In a simple way you can see it in the rivalries between counties: Yorkshire versus Lancashire; Gloucestershire versus Somerset. At that level it’s fairly harmless; perhaps a heightened feeling of disappointment if a derby sporting clash goes against ‘our’ team.
It can lead to some fairly pointed jokes: for example, as a Gloucestershireman I am very proud of the Severn Bridge, despite the fact that it makes it easy for people from Cardiff to get to Bristol. Welsh patriots boast that the toll booths are on the Welsh side so it proves Wales is more valuable: “You don’t have to pay to get into England,” they say proudly.
“You don’t pay to leave a zoo,” I retort, equally tribally, and various spirited exchanges normally follow.
Matters become a little more fraught the closer these rivalries come to your doorstep: it’s one thing to think vaguely provocative thoughts about anonymous people living the other side of a river or range of hills, but when the rivals are real people living next door the chance for serious disagreements grows.
We had our own share of that in Beverley in the 16th century. In fact one of the most popular (and apparently light-hearted) carvings in the Minster is actually a bitter attack on our neighbours.
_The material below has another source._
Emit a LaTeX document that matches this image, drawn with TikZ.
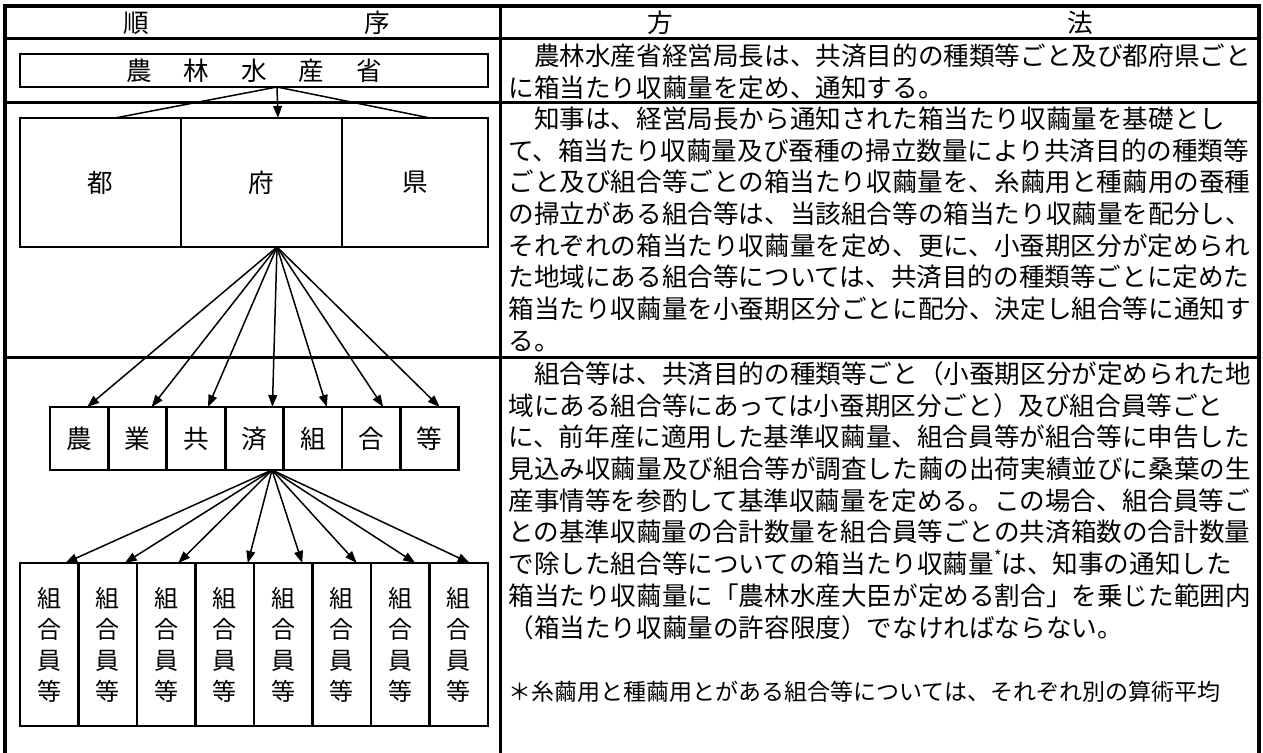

A beautifully executed 3D cartoon on one of our misericords (tip-up seats) in the quire shows a fox in a pulpit preaching to a lot of geese. Behind him is a monkey and behind that is another fox running away with a goose in its mouth. It’s fairly easy to see the message – the fox is trying to con its simple-minded audience or congregation so that it can steal away with them, but the real clue to the message is in the cowl that the fox is wearing.
This cowl is the identifying mark of the monks, who lived in the Friary just across the road from us in Eastgate – and the mediaeval Minster hated them.
Many people think that, because the Friary was a Christian institution right next door to our own then we must have been related, but not so. While both were supposedly worshipping the same God we had opposing views about the best way to get to heaven. The monks believed in poverty and getting closer to God by dedicating every moment of their waking lives to living a ‘Good Life’.
However the 16th century Minster staff of nearly 100 priests and clerics believed that the only way to heaven was through prayer (in Latin) asking a kind God to forgive the fact that every human errs. Pay some money to the priests and they’d do the religion and pleading for you, freeing you to go on doing whatever it was you needed those prayers for in the first place (I’m simplifying enormously here).
Now I’m not going to enter into the theological correctness of either stance here: millions of people have died over the centuries as a result of savage debates on the matter but we virgers just tidy up afterwards.
Luckily we didn’t have to clean up a bloody mess after this particular disagreement because, thanks to Henry VIII’s religious reformers, and to the joy of the Minster staff, the Franciscans were expelled from Britain by 1538. However, our victory was short-lived as the old form of Minster was itself abolished in 1548 and almost all clerical staff thrown out. But the misericord survives, a reminder of ancient hatreds and battles long-lost.
You’ll be glad to know we actually get on rather well with the various Franciscans and Dominicans these days, and even the Catholics – which is nice.